## Instructions to follow
Transcribe the material verbatim in full; the pictures do not belong in the copy.
#####
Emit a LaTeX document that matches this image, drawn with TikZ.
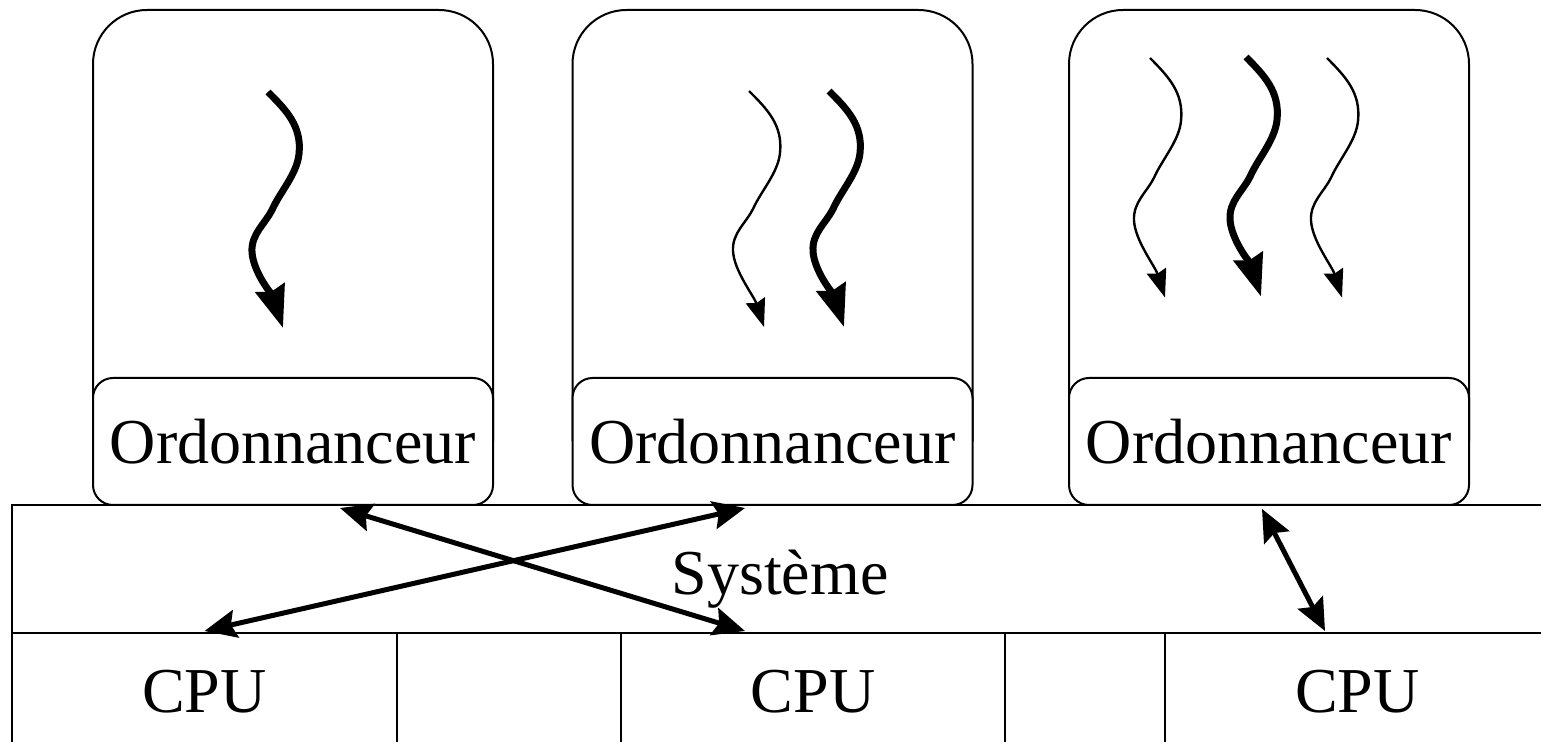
\documentclass[tikz,border=0pt]{standalone}
\usepackage{fontspec}
\setmainfont{Liberation Serif}
\usetikzlibrary{arrows.meta,calc}
\begin{document}
\begin{tikzpicture}[x=0.5pt,y=-0.5pt,
  bigfont/.style={font=\fontsize{32}{38}\selectfont},
  frame/.style={line width=1pt},
  procbox/.style={frame,rounded corners=27pt},
  sched/.style={draw,frame,fill=white,rounded corners=10pt,minimum width=200pt,
    minimum height=63.5pt,inner sep=0pt,bigfont},
  sysbox/.style={draw,frame,minimum width=769pt,minimum height=64pt,inner sep=0pt},
  cell/.style={draw,frame,minimum height=58.5pt,inner sep=0pt,bigfont},
  link/.style={line width=2.5pt,
    {Stealth[length=16pt,width=14pt,inset=2.5pt]}-{Stealth[length=16pt,width=14pt,inset=2.5pt]}},
  thickthread/.style={line width=3.5pt,-{Stealth[length=21pt,width=15pt,inset=2pt]}},
  thinthread/.style={line width=1.2pt,-{Stealth[length=14pt,width=10pt,inset=1.5pt]}},
]
\useasboundingbox (0,0) rectangle (1541,742);

% process frames
\foreach \x in {293,772.5,1269}
  \draw[procbox] (\x-200,441.5) -- (\x-200,10) -- (\x+200,10) -- (\x+200,441.5);

% schedulers
\node[sched] (s1) at (293,441.5) {Ordonnanceur};
\node[sched] (s2) at (772.5,441.5) {Ordonnanceur};
\node[sched] (s3) at (1269,441.5) {Ordonnanceur};

% system layer
\node[sysbox] (sys) at (781,569) {};
\node[anchor=base,bigfont] (systxt) at (780,594) {Système};

% processors
\node[cell,minimum width=192.5pt] (cpu1) at (204.5,691.5) {CPU};
\node[cell,minimum width=112pt]   (gap1) at (509,691.5) {};
\node[cell,minimum width=192pt]   (cpu2) at (813,691.5) {CPU};
\node[cell,minimum width=80pt]    (gap2) at (1085,691.5) {};
\node[cell,minimum width=192.5pt] (cpu3) at (1357.5,691.5) {CPU};

% threads
\newcommand\threadpath{(0,0) .. controls (18,18) and (34,34) .. (31,62)
  .. controls (29,82) and (12,100) .. (4,118)
  .. controls (-3,132) and (-17,142) .. (-16,160)
  .. controls (-15,180) and (5,205) .. (15,236)}
\begin{scope}[shift={(268,92)}]\draw[thickthread] \threadpath;\end{scope}
\begin{scope}[shift={(749,91)}]\draw[thinthread] \threadpath;\end{scope}
\begin{scope}[shift={(829,91)}]\draw[thickthread] \threadpath;\end{scope}
\begin{scope}[shift={(1150,58)},yscale=1.015]\draw[thinthread] \threadpath;\end{scope}
\begin{scope}[shift={(1246,57)},yscale=1.015]\draw[thickthread] \threadpath;\end{scope}
\begin{scope}[shift={(1327,58)},yscale=1.015]\draw[thinthread] \threadpath;\end{scope}

% scheduler <-> processor links
\draw[link] ($(s1.south)+(47,2)$) -- ($(cpu2.north)+(-68,-1)$);
\draw[link] ($(cpu1.north)+(0,-1)$) -- ($(s2.south)+(-27.5,2)$);
\draw[link] ($(s3.south)+(-7,3)$) -- ($(cpu3.north)+(-32.5,-1)$);
\end{tikzpicture}
\end{document}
#####
## Complete output
Emit a LaTeX document that matches this image, drawn with TikZ.
\documentclass[tikz,border=0pt]{standalone}
\usepackage{fontspec}
\setmainfont{Liberation Serif}
\usetikzlibrary{arrows.meta,calc}
\begin{document}
\begin{tikzpicture}[x=0.5pt,y=-0.5pt,
  bigfont/.style={font=\fontsize{32}{38}\selectfont},
  frame/.style={line width=1pt},
  procbox/.style={frame,rounded corners=27pt},
  sched/.style={draw,frame,fill=white,rounded corners=10pt,minimum width=200pt,
    minimum height=63.5pt,inner sep=0pt,bigfont},
  sysbox/.style={draw,frame,minimum width=769pt,minimum height=64pt,inner sep=0pt},
  cell/.style={draw,frame,minimum height=58.5pt,inner sep=0pt,bigfont},
  link/.style={line width=2.5pt,
    {Stealth[length=16pt,width=14pt,inset=2.5pt]}-{Stealth[length=16pt,width=14pt,inset=2.5pt]}},
  thickthread/.style={line width=3.5pt,-{Stealth[length=21pt,width=15pt,inset=2pt]}},
  thinthread/.style={line width=1.2pt,-{Stealth[length=14pt,width=10pt,inset=1.5pt]}},
]
\useasboundingbox (0,0) rectangle (1541,742);

% process frames
\foreach \x in {293,772.5,1269}
  \draw[procbox] (\x-200,441.5) -- (\x-200,10) -- (\x+200,10) -- (\x+200,441.5);

% schedulers
\node[sched] (s1) at (293,441.5) {Ordonnanceur};
\node[sched] (s2) at (772.5,441.5) {Ordonnanceur};
\node[sched] (s3) at (1269,441.5) {Ordonnanceur};

% system layer
\node[sysbox] (sys) at (781,569) {};
\node[anchor=base,bigfont] (systxt) at (780,594) {Système};

% processors
\node[cell,minimum width=192.5pt] (cpu1) at (204.5,691.5) {CPU};
\node[cell,minimum width=112pt]   (gap1) at (509,691.5) {};
\node[cell,minimum width=192pt]   (cpu2) at (813,691.5) {CPU};
\node[cell,minimum width=80pt]    (gap2) at (1085,691.5) {};
\node[cell,minimum width=192.5pt] (cpu3) at (1357.5,691.5) {CPU};

% threads
\newcommand\threadpath{(0,0) .. controls (18,18) and (34,34) .. (31,62)
  .. controls (29,82) and (12,100) .. (4,118)
  .. controls (-3,132) and (-17,142) .. (-16,160)
  .. controls (-15,180) and (5,205) .. (15,236)}
\begin{scope}[shift={(268,92)}]\draw[thickthread] \threadpath;\end{scope}
\begin{scope}[shift={(749,91)}]\draw[thinthread] \threadpath;\end{scope}
\begin{scope}[shift={(829,91)}]\draw[thickthread] \threadpath;\end{scope}
\begin{scope}[shift={(1150,58)},yscale=1.015]\draw[thinthread] \threadpath;\end{scope}
\begin{scope}[shift={(1246,57)},yscale=1.015]\draw[thickthread] \threadpath;\end{scope}
\begin{scope}[shift={(1327,58)},yscale=1.015]\draw[thinthread] \threadpath;\end{scope}

% scheduler <-> processor links
\draw[link] ($(s1.south)+(47,2)$) -- ($(cpu2.north)+(-68,-1)$);
\draw[link] ($(cpu1.north)+(0,-1)$) -- ($(s2.south)+(-27.5,2)$);
\draw[link] ($(s3.south)+(-7,3)$) -- ($(cpu3.north)+(-32.5,-1)$);
\end{tikzpicture}
\end{document}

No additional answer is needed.